# Start of Supplied information

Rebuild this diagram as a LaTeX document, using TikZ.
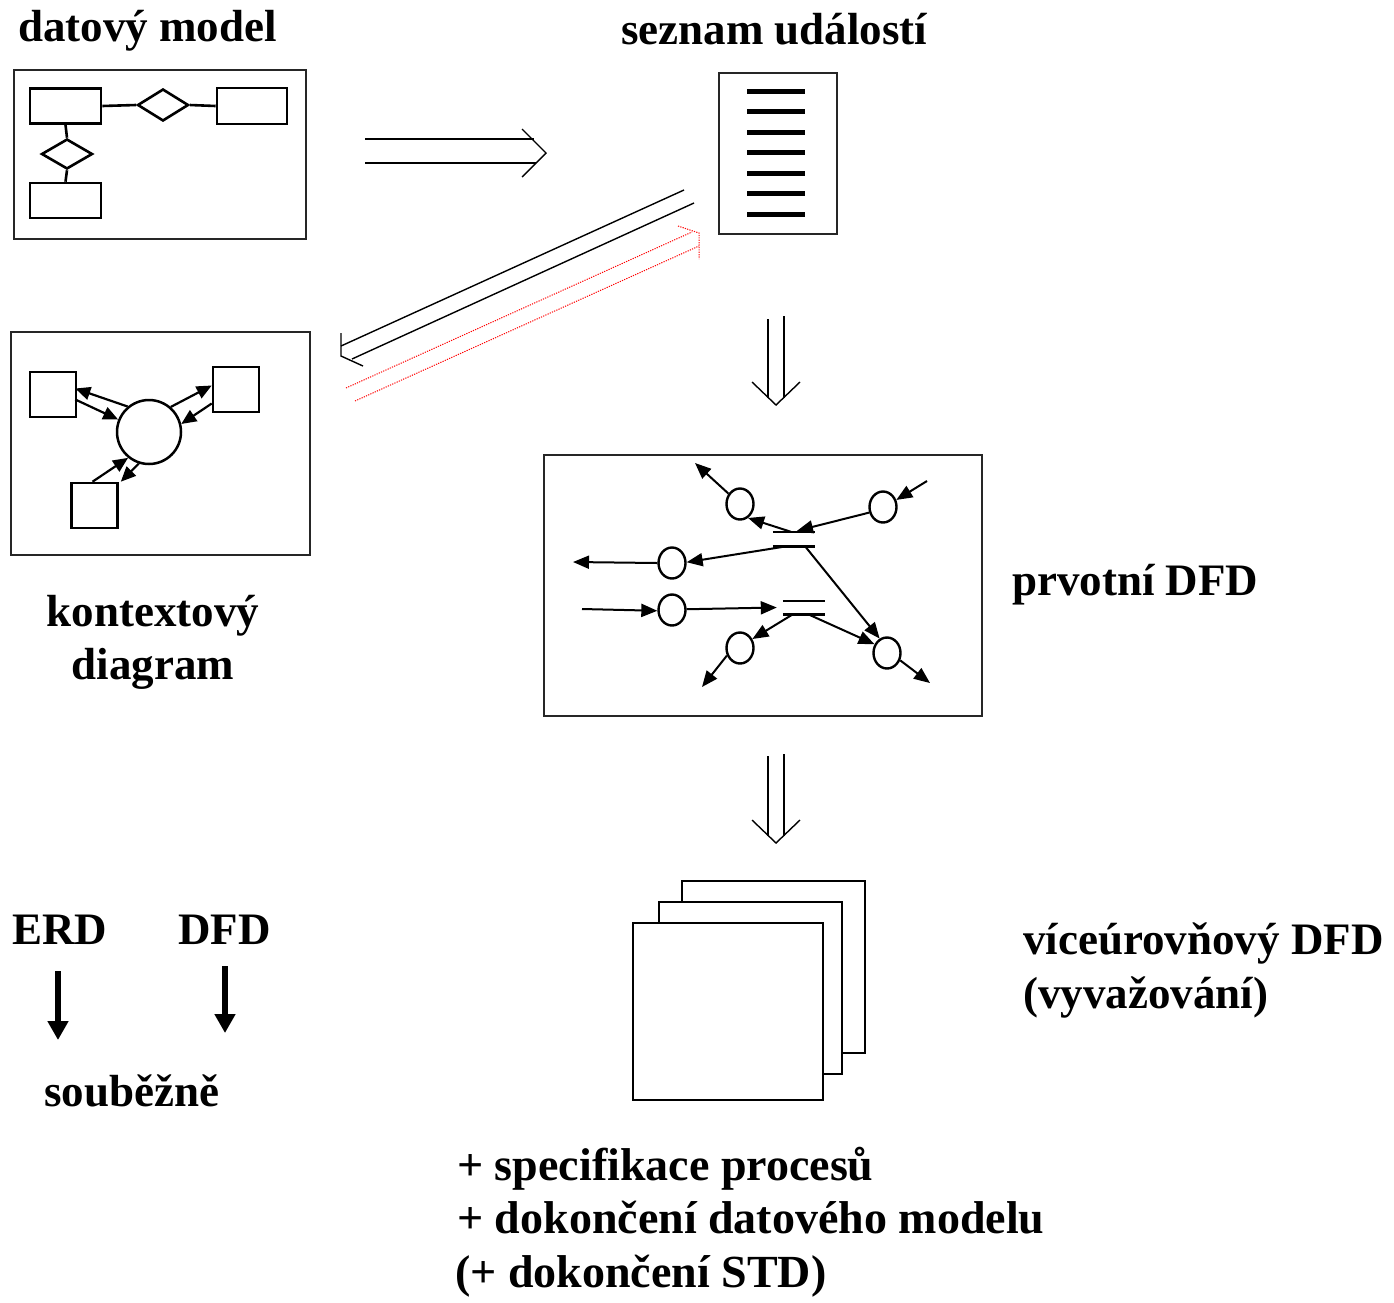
\documentclass[tikz,border=0pt]{standalone}
\usepackage{fontspec}
\setmainfont{Liberation Serif}
\usetikzlibrary{arrows.meta,shapes.geometric,calc}
\begin{document}
\begin{tikzpicture}[x=1pt,y=-1pt,
  lbl/.style={font=\fontsize{45}{54}\selectfont\bfseries, inner sep=0, anchor=base west},
  lblw/.style={font=\fontsize{46}{54}\selectfont\bfseries, inner sep=0, anchor=base west},
  frame/.style={draw=black!85, line width=1.2pt},
  erbox/.style={draw, line width=2.6pt, minimum width=71pt, minimum height=35pt, inner sep=0},
  erdia/.style={diamond, draw, line width=2.6pt, inner sep=0},
  erline/.style={line width=2.6pt},
  ctxbox/.style={draw, line width=2.6pt, minimum width=46pt, minimum height=45pt, inner sep=0},
  ctxarr/.style={line width=2.2pt, -{Triangle[length=15pt,width=13pt]}},
  proc/.style={ellipse, draw, line width=2.4pt, minimum width=27pt, minimum height=31pt, inner sep=0},
  storebox/.style={inner sep=0, minimum width=42pt, minimum height=14pt},
  storeline/.style={line width=2.6pt},
  dfdarr/.style={line width=2pt, -{Triangle[length=16pt,width=13pt]}},
  dbl/.style={line width=1.4pt},
  reddot/.style={red, line width=1pt, dash pattern=on 1.2pt off 1.2pt},
  pagebox/.style={draw, fill=white, line width=2.6pt},
  bigarr/.style={line width=5.5pt, -{Triangle[length=19pt,width=20pt]}}]
\useasboundingbox (0,0) rectangle (1394,1302);

% ---------- texts ----------
\node[lbl] (tDM) at (18,41) {datový model};
\node[lbl] (tSU) at (621,44) {seznam událostí};
\node[lbl, anchor=base] (tK1) at (153,626) {kontextový};
\node[lbl, anchor=base] (tK2) at (153,679) {diagram};
\node[lbl] (tPD) at (1012,595) {prvotní DFD};
\node[lbl] (tV1) at (1023,954) {víceúrovňový DFD};
\node[lbl] (tV2) at (1023,1008) {(vyvažování)};
\node[lblw] (tS1) at (457,1180) {+ specifikace procesů};
\node[lblw] (tS2) at (457,1233) {+ dokončení datového modelu};
\node[lblw] (tS3) at (455,1287) {(+ dokončení STD)};
\node[lbl] (tERD) at (12,944) {ERD};
\node[lbl] (tDFD) at (178,944) {DFD};
\node[lbl] (tSB) at (44,1106) {souběžně};

% ---------- data model (ERD) ----------
\draw[frame] (14,70) rectangle (306,239);
\node[erbox] (R1) at (65.5,106) {};
\node[erbox, minimum width=70pt, minimum height=36pt] (R2) at (252,106) {};
\node[erbox] (R3) at (65.5,200.5) {};
\node[erdia, minimum width=51pt, minimum height=32pt] (D1) at (163,105) {};
\node[erdia, minimum width=51pt, minimum height=30pt] (D2) at (67,154) {};
\draw[erline] (R1.east) -- (D1.west);
\draw[erline] (D1.east) -- (R2.west);
\draw[erline] (R1.south) -- (D2.north);
\draw[erline] (D2.south) -- (R3.north);

% ---------- event list ----------
\node[frame, minimum width=118pt, minimum height=161pt, inner sep=0] (EL) at (778,153.5) {};
\foreach \yy in {91,111,132,152,173,193,214}
  \draw[line width=5pt] (747,\yy) -- (805,\yy);

% ---------- double arrow right ----------
\draw[dbl] (365,139) -- (534,139);
\draw[dbl] (365,163) -- (536,163);
\draw[dbl] (522,129) -- (546,153) -- (522,177);

% ---------- diagonal black double arrow ----------
\draw[dbl] (684,190) -- (341,346);
\draw[dbl] (694,203) -- (352,359);
\draw[dbl] (341,333) -- (341,356) -- (363,366);

% ---------- red dotted double arrow ----------
\draw[reddot] (346,388) -- (692,232);
\draw[reddot] (355,401) -- (699,246);
\draw[reddot] (678,226) -- (699,233) -- (699,259);

% ---------- context diagram ----------
\draw[frame] (11,332) rectangle (310,555);
\node[ctxbox] (Q1) at (53,394.5) {};
\node[ctxbox] (Q2) at (236,389.5) {};
\node[ctxbox] (Q3) at (94.5,505.5) {};
\node[circle, draw, line width=2.5pt, minimum size=64pt, inner sep=0] (K) at (149,432) {};
\draw[ctxarr] (K.130) -- ($(Q1.east)+(-2,-6)$);
\draw[ctxarr] ($(Q1.east)+(-2,5)$) -- (K.158);
\draw[ctxarr] (K.49) -- ($(Q2.west)+(0,-4)$);
\draw[ctxarr] ($(Q2.west)+(0,14)$) -- (K.14);
\draw[ctxarr] ($(Q3.north)+(-2,0)$) -- (K.231);
\draw[ctxarr] (K.252) -- ($(Q3.north east)+(2,0)$);

% ---------- down double arrow 1 ----------
\draw[dbl] (768,319) -- (768,398);
\draw[dbl] (784,316) -- (784,398);
\draw[dbl] (752,382) -- (776,405) -- (800,382);

% ---------- first DFD ----------
\draw[frame] (544,455) rectangle (982,716);
\node[proc] (A) at (740,504) {};
\node[proc] (B) at (883,507) {};
\node[proc] (C) at (672,563) {};
\node[proc] (D) at (672,610) {};
\node[proc] (E) at (740,648) {};
\node[proc] (F) at (887,653) {};
\node[storebox] (S1) at (794,539) {};
\node[storebox, minimum height=13pt] (S2) at (804,607.5) {};
\draw[storeline] (S1.north west) -- (S1.north east);
\draw[storeline] (S1.south west) -- (S1.south east);
\draw[storeline] (S2.north west) -- (S2.north east);
\draw[storeline] (S2.south west) -- (S2.south east);
\coordinate (oA) at (695,463);
\coordinate (oB) at (927,481);
\coordinate (oC) at (573,562);
\coordinate (oD) at (582,609);
\coordinate (oE) at (702,687);
\coordinate (oF) at (930,683);
\draw[dfdarr] (A.138) -- (oA);
\draw[dfdarr] ($(S1.north)+(-3,0)$) -- (A.-60);
\draw[dfdarr] (B.202) -- ($(S1.north)+(3,-1)$);
\draw[dfdarr] (oB) -- (B.28);
\draw[dfdarr] ($(S1.south)+(-7,0)$) -- (C.3);
\draw[dfdarr] (C.180) -- (oC);
\draw[dfdarr] ($(S1.south)+(11,0)$) -- (F.117);
\draw[dfdarr] (oD) -- (D.183);
\draw[dfdarr] (D.3) -- ($(S2.west)+(-6,0)$);
\draw[dfdarr] ($(S2.south)+(-11,0)$) -- (E.36);
\draw[dfdarr] ($(S2.south)+(4,0)$) -- (F.145);
\draw[dfdarr] (E.210) -- (oE);
\draw[dfdarr] (F.-29) -- (oF);

% ---------- down double arrow 2 ----------
\draw[dbl] (768,756) -- (768,836);
\draw[dbl] (784,754) -- (784,836);
\draw[dbl] (752,820) -- (776,843) -- (800,820);

% ---------- stacked pages ----------
\draw[pagebox] (682,881) rectangle (865,1053);
\draw[pagebox] (659,902) rectangle (842,1074);
\draw[pagebox] (633,923) rectangle (823,1100);

% ---------- ERD / DFD arrows ----------
\coordinate (aE1) at (58,971);
\coordinate (aE2) at (58,1040);
\coordinate (aD1) at (225,966);
\coordinate (aD2) at (225,1033);
\draw[bigarr] (aE1) -- (aE2);
\draw[bigarr] (aD1) -- (aD2);
\end{tikzpicture}
\end{document}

# End of Supplied information

- [Goal of the exercise] Exactly as they appear, print the lines of the listing above from its first line through the line that contains "(0,0) rectangle (1394,1302);", minus the pictures.

- [The solution]
Rebuild this diagram as a LaTeX document, using TikZ.
\documentclass[tikz,border=0pt]{standalone}
\usepackage{fontspec}
\setmainfont{Liberation Serif}
\usetikzlibrary{arrows.meta,shapes.geometric,calc}
\begin{document}
\begin{tikzpicture}[x=1pt,y=-1pt,
  lbl/.style={font=\fontsize{45}{54}\selectfont\bfseries, inner sep=0, anchor=base west},
  lblw/.style={font=\fontsize{46}{54}\selectfont\bfseries, inner sep=0, anchor=base west},
  frame/.style={draw=black!85, line width=1.2pt},
  erbox/.style={draw, line width=2.6pt, minimum width=71pt, minimum height=35pt, inner sep=0},
  erdia/.style={diamond, draw, line width=2.6pt, inner sep=0},
  erline/.style={line width=2.6pt},
  ctxbox/.style={draw, line width=2.6pt, minimum width=46pt, minimum height=45pt, inner sep=0},
  ctxarr/.style={line width=2.2pt, -{Triangle[length=15pt,width=13pt]}},
  proc/.style={ellipse, draw, line width=2.4pt, minimum width=27pt, minimum height=31pt, inner sep=0},
  storebox/.style={inner sep=0, minimum width=42pt, minimum height=14pt},
  storeline/.style={line width=2.6pt},
  dfdarr/.style={line width=2pt, -{Triangle[length=16pt,width=13pt]}},
  dbl/.style={line width=1.4pt},
  reddot/.style={red, line width=1pt, dash pattern=on 1.2pt off 1.2pt},
  pagebox/.style={draw, fill=white, line width=2.6pt},
  bigarr/.style={line width=5.5pt, -{Triangle[length=19pt,width=20pt]}}]
\useasboundingbox (0,0) rectangle (1394,1302);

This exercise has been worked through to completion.